Davis Levin Livingston Attorney Matthew Winter Scores Free Speech Victory in Panhandler Case

In a triumph for free speech rights in Hawai’i County, Judge Susan Oki Mollway issued a temporary restraining order this month prohibiting the county from interfering with a man’s right to display a sign asking for money while standing along a public roadway.

Davis Levin Livingston attorney Mathew Winter, who represented the man, called the ruling a victory for freedom of speech for all of Hawai’i County’s residents and visitors. All people have a right to publicly express their views, he said, from a homeless person asking for help to a politician asking for votes.
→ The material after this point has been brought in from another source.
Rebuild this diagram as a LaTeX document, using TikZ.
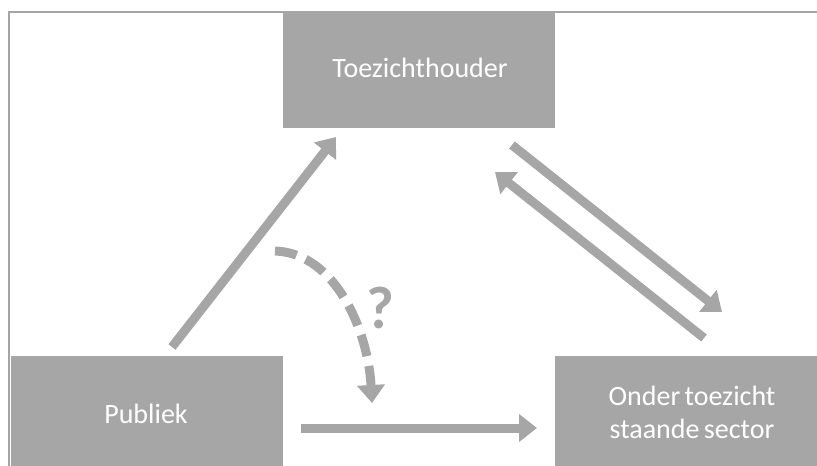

The government has no right to suppress speech it does not like.

Justin Guy was standing at the side of Kaiwi Street in Kailua-Kona on June 3rd, holding a sign saying “Homeless Please Help.” A Hawai’i County Police officer came up to him, told him that panhandling was illegal, and asked him to leave the area. This was not the first time this had happened to Mr. Guy. The officer then issued Mr. Guy a citation for violating Hawai’i County Code Section 14-75, which makes it illegal to solicit money in a variety of public places.

Although the criminal charges were dismissed, Davis Levin Livingston, together with the American Civil Liberties Union of Hawaii, filed a lawsuit to ensure the right of free speech for Mr. Guy and everyone in the county.

In issuing the temporary restraining order, Judge Mollway found that County Code Section 14-75 violates the First Amendment right of free speech and that Mr. Guy is likely to win his lawsuit. She said that it was unclear why the county could not address public safety issues in a less restrictive way.

A temporary restraining order, or TRO, is a preliminary ruling that requires a party to a lawsuit to refrain from taking certain actions. In this case, the TRO requires the county to immediately stop infringing Mr. Guy’s free speech rights.

The ruling follows more than a year of effort by the ACLU to work informally with the county to address the constitutionality of the panhandling ordinance.

A further hearing in the case in January will address the constitutionality of several county solicitation laws.